Nem todos os políticos têm o mesmo grau de culpa, mas só a Justiça saberá fazer a separação. Muitos nomes que apareceram na lista terão seus inquéritos arquivados, outros serão julgados e condenados. Há os que serão punidos por crime eleitoral, e outros fizeram muito pior.
A primeira dúvida é sobre o tempo necessário para essa separação. O mensalão tinha 30 réus e exigiu seis anos do Supremo para se chegar ao julgamento. Nessa avalanche de pedidos de inquérito, quanto tempo o STF levará? Os nomes na lista Janot-Fachin ainda não são réus, mas a partir de agora começará uma complexa investigação.

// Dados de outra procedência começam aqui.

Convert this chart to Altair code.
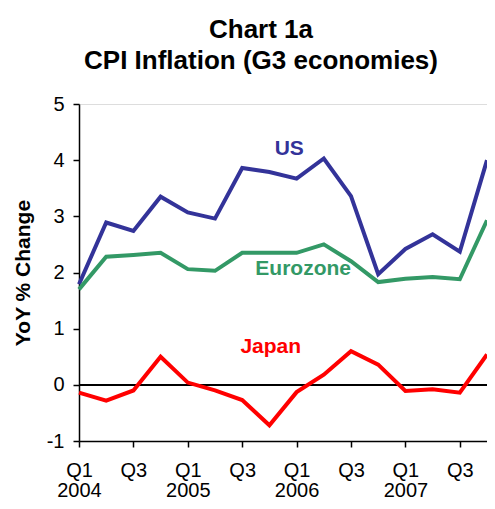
import json
import altair as alt
import pandas as pd

quarters = ["2004 Q1", "2004 Q2", "2004 Q3", "2004 Q4",
            "2005 Q1", "2005 Q2", "2005 Q3", "2005 Q4",
            "2006 Q1", "2006 Q2", "2006 Q3", "2006 Q4",
            "2007 Q1", "2007 Q2", "2007 Q3", "2007 Q4"]
us = [1.79, 2.89, 2.74, 3.35, 3.07, 2.96, 3.86, 3.79, 3.67, 4.03, 3.36, 1.97, 2.42, 2.68, 2.37, 4.00]
eurozone = [1.70, 2.28, 2.31, 2.35, 2.06, 2.03, 2.35, 2.35, 2.35, 2.50, 2.20, 1.83, 1.89, 1.92, 1.88, 2.93]
japan = [-0.14, -0.28, -0.10, 0.50, 0.04, -0.10, -0.27, -0.72, -0.13, 0.18, 0.60, 0.36, -0.11, -0.08, -0.14, 0.54]

x_tick_labels = [["Q1", "2004"], "", "Q3", "",
                 ["Q1", "2005"], "", "Q3", "",
                 ["Q1", "2006"], "", "Q3", "",
                 ["Q1", "2007"], "", "Q3", ""]
y_ticks = [-1, 0, 1, 2, 3, 4, 5]

series_names = ["US", "Eurozone", "Japan"]
series_colors = ["#333399", "#339966", "#FF0000"]

# annotation anchors (data coordinates: quarter index, value)
label_x = [7.73, 8.24, 7.05]
label_y = [4.19, 2.06, 0.68]

rows = []
for name, vals in zip(series_names, [us, eurozone, japan]):
    for i, (q, v) in enumerate(zip(quarters, vals)):
        rows.append({"idx": i, "quarter": q, "value": v, "series": name})
df = pd.DataFrame(rows)
labels_df = pd.DataFrame({"series": series_names, "x": label_x, "y": label_y})

FONT = "Liberation Sans"
color_scale = alt.Scale(domain=series_names, range=series_colors)
x_scale = alt.Scale(domain=[0, 15], nice=False, zero=False)
y_scale = alt.Scale(domain=[-1, 5], nice=False)

label_expr = json.dumps(x_tick_labels) + "[datum.value]"

x_axis = alt.Axis(values=list(range(16)), labelExpr=label_expr, title=None,
                  grid=False, labelFontSize=20, labelFont=FONT, labelColor="black",
                  labelLineHeight=20, labelPadding=13, labelOverlap=False, labelFlush=False,
                  tickSize=6, tickColor="black", tickWidth=1.5,
                  domainColor="black", domainWidth=1.5)
y_axis = alt.Axis(values=y_ticks, labelExpr="'' + datum.value", title="YoY % Change", grid=False,
                  labelFontSize=20, labelFont=FONT, labelColor="black", labelPadding=9,
                  tickSize=6, tickColor="black", tickWidth=1.5,
                  domainColor="black", domainWidth=1.5,
                  titleFont=FONT, titleFontSize=21, titleFontWeight="bold",
                  titleColor="black", titlePadding=13)

base = alt.Chart(df)

zero = alt.Chart(df).mark_rule(color="black", strokeWidth=1.5).encode(
    y=alt.datum(0, scale=y_scale)
)

lines = base.mark_line(strokeWidth=4, strokeJoin="miter").encode(
    x=alt.X("idx:Q", scale=x_scale, axis=x_axis),
    y=alt.Y("value:Q", scale=y_scale, axis=y_axis),
    color=alt.Color("series:N", scale=color_scale, legend=None),
    detail="series:N",
)

texts = alt.Chart(labels_df).mark_text(fontSize=21, font=FONT, fontWeight="bold",
                                       baseline="middle", align="center").encode(
    x=alt.X("x:Q", scale=x_scale),
    y=alt.Y("y:Q", scale=y_scale),
    text="series:N",
    color=alt.Color("series:N", scale=color_scale, legend=None),
)

chart = alt.layer(zero, lines, texts).properties(
    width=408, height=337,
    title=alt.TitleParams(["Chart 1a", "CPI Inflation (G3 economies)"],
                          fontSize=26, font=FONT, fontWeight="bold", color="black",
                          lineHeight=31, anchor="middle", dx=-22, offset=20),
    autosize=alt.AutoSizeParams(type="none"),
    padding={"left": 71, "top": 96, "right": 0, "bottom": 60},
).configure_view(stroke=None).configure(background="white")

chart.save("out.html", embed_options={"renderer": "svg", "actions": False})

Os inquéritos serão comandados pelo próprio Supremo. A investigação será feita pela Polícia Federal e pelo Ministério Público, mas o STF decidirá quem será ouvido, se vai aceitar ou não os pedidos de diligência: oitivas, coleta de depoimento, busca e apreensão, quebra de sigilo, tudo terá que ser pedido ao STF. Concluída a investigação, a PGR decidirá se denuncia ou se considera que não houve produção suficiente de provas e então pedirá o arquivamento. Poderá também pedir que seja investigado em outra instância. Toda essa triagem é trabalho para anos. Quando a denúncia for feita e acolhida, o investigado passará à condição de réu. E só então começa o processo criminal.
Os tempos da Justiça não combinam com os tempos da política, que têm eleições a cada dois anos. O eleitor então terá que escolher nas urnas entre políticos sobre os quais há suspeição. Os graus de culpa são diferentes, como disse, mas o manto da dúvida encobrirá todos os citados.
Nos próximos dias e meses vão se alastrar duas sensações igualmente perigosas. De um lado, a ideia de que os políticos são todos iguais e devem ser afastados da vida nacional. Uma democracia sem políticos não é possível e esse raciocínio abre espaço para os aventureiros e autoritários. De outro lado, pode avançar a ideia de que, se todos são culpados, ninguém é culpado. O risco neste caso será o do fortalecimento da impunidade da qual estamos tentando nos livrar. O conformismo com a corrupção trará de volta o “rouba mas faz”.
De tudo o que foi dito nas delações da Odebrecht — e em todas as outras — há dois grandes grupos de investigados. Os que receberam caixa dois, mas não foi identificado nenhum crime vinculado a essa doação irregular. E os que trocaram essas doações clandestinas por vantagens em obras e contratos públicos.
Foi isso que, com boas ou más intenções, alguns líderes políticos propuseram separar. O risco de tentar fazer essa separação em projeto de anistia de caixa dois é que os políticos encontrarão uma forma de, em parágrafos e incisos da lei, perdoar o crime de corrupção. Essa é a armadilha em que o país está. Qualquer movimento de anistiar quem recebeu recursos através de caixa dois, mas não fez nada além disso, será transformado na anistia ampla, geral e irrestrita à corrupção.
Todo caixa dois tem origem em algum crime antecedente. No mínimo de sonegação. Mas a culpa é maior daqueles que usaram o cargo ou mandato para desviar dinheiro dos cofres públicos, através de fraudes em contratos ou obras, para compensar a empresa doadora. Tudo fica ainda pior quando há os casos de enriquecimento ilícito.
Não será fácil o caminho que os brasileiros terão que trilhar neste momento. Há muitas armadilhas pela estrada. E o Brasil não pode perder a noção de que nesta travessia o mais importante será preservar a democracia. O risco é ouvir o canto fácil dos que dirão que não são políticos e por isso têm uma inocência original que os faz merecedor do voto do cidadão. O país tem que punir criminosos e, ao mesmo tempo, renovar o sistema político, evitando os aventureiros e vendedores de poções milagrosas. Não será fácil. Mas nunca foi fácil manter e aperfeiçoar a democracia.